Axel Honneth’s idea of a drawn-out process of education

Pages 369-388 | Published online: 30 Apr 2014
 

Abstract

This article examines Axel Honneth’s interpretation of Hegel’s ‘ethical life’ as a conception of a ‘drawn-out’ process of education. Honneth’s formulations of ethical life, namely ‘personal relationships’, ‘market economy’ and ‘the democratic will-formation’, are an interesting reinterpretation of Hegel’s ‘family’, ‘civil society’ and ‘state’, an reinterpretation that – however – involves two risks. Firstly, in ‘the psychologisation of Hegel’s ideas’, Honneth considers that ‘a drawn-out process of education’ concerns merely the positive developmental processes, ignoring Hegel’s proposal of so-called ‘negative’ elements of Bildung such as compulsion, discipline and authority, which – Hegel argues – are necessary in the spheres of family and civil society. Secondly, Honneth contends that a drawn-out process of education has a homing, self-reconstructive nature, which leaves readers uncertain as to how upbringing, education and schools should be understood in that context.

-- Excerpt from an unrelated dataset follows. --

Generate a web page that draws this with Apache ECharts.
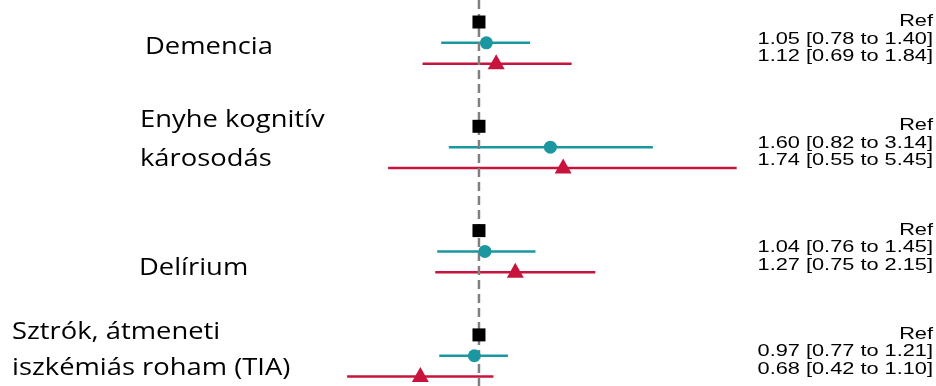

This paper critically amends Honneth’s perspectives and outlines solutions to Honneth’s interpretative risks, using Hegel’s own views on education and the school institute. Hegel’s work clarifies the distinction between upbringing and education as follows: upbringing is a family matter, while education is the task of civil society. These two ideas intermingle in Honneth’s recitations. Hegelian school theory also offers a topical, critical-content-useful interpretation of the application of those ideas for our contemporary institutes of education.

Notes

1. Honneth introduces the idea of ‘einen langgezogenen Bildungsprozeß’ or, in English, ‘a drawn-out process of education’. The English translation of Honneth’s German work might mislead readers to consider that Honneth encapsulates a process of education or schooling generally in his writing, which is not the case. Honneth’s ideas, I contend, resemble the notion of ‘Bildung’ more closely than they do a proposal for ‘education’.